By Shanna Collins | July 27, 2016
Frank Waln didn’t initially set out to be a rapper.
The Sicangu Lakota was born on the Rosebud Sioux Reservation in South Dakota, and was told to be something “practical.” He was the first person from his high school to get a full ride to Creighton University in Nebraska to study pre-med. After working at Indian Health Service hospital, he left Nebraska in order to pursue his dream of—you guessed it—music elsewhere.
It was when he moved to Chicago to study the audio arts and acoustics at Columbia College that his life found a new direction. “The culture shock I encountered when I moved to Chicago, realizing that people don’t know about Natives. The first week I was here, I met a girl who thought Native Americans were extinct,” Waln told In These Times in 2015. It was that conversation that would draw him to speak about his life as a Native American, about how historical trauma and cultural genocide are deeply embedded within that experience, and about healing his community.
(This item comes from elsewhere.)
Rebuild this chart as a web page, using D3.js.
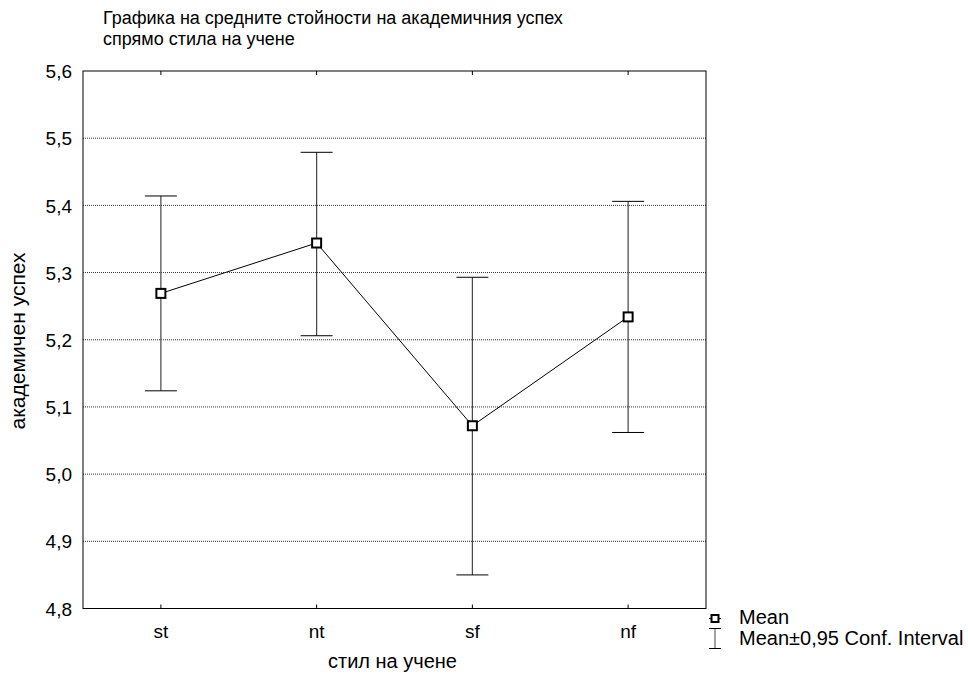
<!DOCTYPE html>
<html><head><meta charset="utf-8">
<script src="https://cdn.jsdelivr.net/npm/d3@7"></script>
<style>body{margin:0;background:#fff}svg{display:block}text{font-family:"Liberation Sans",Arial,sans-serif;fill:#000}</style>
</head><body><svg id="c" width="968" height="679"></svg>
<script>
const categories = ["st","nt","sf","nf"];
const means = [5.269, 5.344, 5.072, 5.234];
const upper = [5.414, 5.479, 5.293, 5.406];
const lower = [5.124, 5.206, 4.850, 5.062];
const yTicks = [4.8,4.9,5.0,5.1,5.2,5.3,5.4,5.5,5.6];
const title1 = "Графика на средните стойности на академичния успех";
const title2 = "спрямо стила на учене";
const xTitle = "стил на учене";
const yTitle = "академичен успех";

const svg = d3.select("#c");
const L=83, R=706, T=71, B=608.5;
const x = d3.scaleBand().domain(categories).range([L,R]);
const cx = d => x(d)+x.bandwidth()/2;
const y = d3.scaleLinear().domain([4.8,5.6]).range([B,T]);
const fmt = v => d3.format(".1f")(v).replace(".",",");

// gridlines
svg.append("g").selectAll("line").data(yTicks.filter(v=>v>4.8&&v<5.6)).join("line")
  .attr("x1",L).attr("x2",R).attr("y1",d=>y(d)).attr("y2",d=>y(d))
  .attr("stroke","#333").attr("stroke-width",1).attr("stroke-dasharray","1,1");

// frame
svg.append("rect").attr("x",L).attr("y",T).attr("width",R-L).attr("height",B-T)
  .attr("fill","none").attr("stroke","#000").attr("stroke-width",1);

// y axis
const ya = svg.append("g").attr("transform",`translate(${L},0)`)
  .call(d3.axisLeft(y).tickValues(yTicks).tickFormat(fmt).tickSize(0).tickPadding(11));
ya.select(".domain").remove();
ya.selectAll("text").attr("font-size",19).attr("font-family","Liberation Sans, Arial, sans-serif").attr("dy","0.35em");

// x axis bottom
const xa = svg.append("g").attr("transform",`translate(0,${B})`)
  .call(d3.axisBottom(x).tickSize(-4).tickPadding(16));
xa.select(".domain").remove();
xa.selectAll("line").attr("stroke","#000");
xa.selectAll("text").attr("font-size",19).attr("font-family","Liberation Sans, Arial, sans-serif");
// x axis top ticks
const xt = svg.append("g").attr("transform",`translate(0,${T})`)
  .call(d3.axisTop(x).tickSize(-4).tickFormat(""));
xt.select(".domain").remove();
xt.selectAll("line").attr("stroke","#000");

// error bars
const eb = svg.append("g");
categories.forEach((c,i)=>{
  eb.append("line").attr("x1",cx(c)).attr("x2",cx(c)).attr("y1",y(upper[i])).attr("y2",y(lower[i]))
    .attr("stroke","#444").attr("stroke-width",1.2);
  [upper[i],lower[i]].forEach(v=>{
    eb.append("line").attr("x1",cx(c)-16).attr("x2",cx(c)+16).attr("y1",y(v)).attr("y2",y(v))
      .attr("stroke","#000").attr("stroke-width",1);
  });
});

// line
svg.append("path").datum(means.map((m,i)=>[cx(categories[i]),y(m)]))
  .attr("d",d3.line()).attr("fill","none").attr("stroke","#000").attr("stroke-width",1);

// markers
svg.append("g").selectAll("rect").data(means).join("rect")
  .attr("x",(d,i)=>cx(categories[i])-4.5).attr("y",d=>y(d)-4.5)
  .attr("width",9).attr("height",9).attr("fill","#fff").attr("stroke","#000").attr("stroke-width",2);

// titles
svg.append("text").attr("x",103).attr("y",24).attr("font-size",18).text(title1);
svg.append("text").attr("x",103).attr("y",45).attr("font-size",18).text(title2);
svg.append("text").attr("x",(L+R)/2 - 2).attr("y",668).attr("text-anchor","middle").attr("font-size",20).text(xTitle);
svg.append("text").attr("transform","translate(25,341) rotate(-90)").attr("text-anchor","middle").attr("font-size",21).text(yTitle);

// legend
const lg = svg.append("g");
lg.append("line").attr("x1",709).attr("x2",721).attr("y1",618.5).attr("y2",618.5).attr("stroke","#000");
lg.append("rect").attr("x",711.5).attr("y",615).attr("width",7).attr("height",7).attr("fill","#fff").attr("stroke","#000").attr("stroke-width",2);
lg.append("text").attr("x",739).attr("y",624).attr("font-size",20).text("Mean");
lg.append("line").attr("x1",715).attr("x2",715).attr("y1",628).attr("y2",649).attr("stroke","#444");
lg.append("line").attr("x1",709).attr("x2",721).attr("y1",628.5).attr("y2",628.5).attr("stroke","#000");
lg.append("line").attr("x1",709).attr("x2",721).attr("y1",648.5).attr("y2",648.5).attr("stroke","#000");
lg.append("text").attr("x",739).attr("y",645).attr("font-size",20).text("Mean±0,95 Conf. Interval");
</script></body></html>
Native Americans in the United States are still feeling the egregious effects of colonization: One in 10 deaths among Native Americans is alcohol related, with a high rate of alcohol fetal syndrome. The suicide rate on reservations is extremely high, with 40 percent of those taking their own life being between 15 and 24. One in four Native people live in poverty, with a high unemployment rate.
“As Indigenous people, we’re born into historical trauma and systems that were built on the destruction of our people,” Waln said. “I didn’t know I was poor growing up. We had our culture, family and beautiful things, even though there are drugs, alcohol and violence as a result of the history our ancestors faced. Growing up on the rez made me who I am. I wouldn’t have it any other way.”
His upcoming album, Tokiya, a Lakota word meaning, “first born”, “first creation” and “first of its kind” is both his first solo album and concept project. “A lot of it is telling the story of how I’m trying to deal and heal from the historical trauma that has been dealt to me through my ancestors and through being a survivor of genocide.”
The title of the album is also extremely important, as it sheds light on cultural loss of language that Native people experienced. “My great-great parents were the last people to learn [their] language because of the boarding schools and all that was done to try and wipe out our culture—so I’m trying to incorporate it in my creative process as much as I can.”
Waln seeks to discuss colonization of Native people in the United States while still respecting the hip-hop culture’s black origins, citing Nas, Dead Prez and Talib Kweli as influences on his rhythmic style. “As an artist, the challenges are complex and on multiple levels. My generation identified with hip-hop, but there were no opportunities to express that, let alone make music. Another obstacle that I’m still working through as an indigenous hip-hop artist is respecting the origins of hip-hop in black culture, and not erasing that.”
He also remains vigilant in drawing parallels between two marginalized communities. “Black folks are coming up out of a history of slavery that their ancestors had to endure. And my ancestors and myself we’re coming up out of a history of genocide—so we are both being oppressed by this system that was imposed on us,” he said in Here & Now earlier this year. “When I moved to Chicago, I started doing workshops and going to schools that were in inner-city Chicago. And I saw the parallels there and I didn’t even know they really existed. And then it started to make sense why I gravitated to that music and those stories.”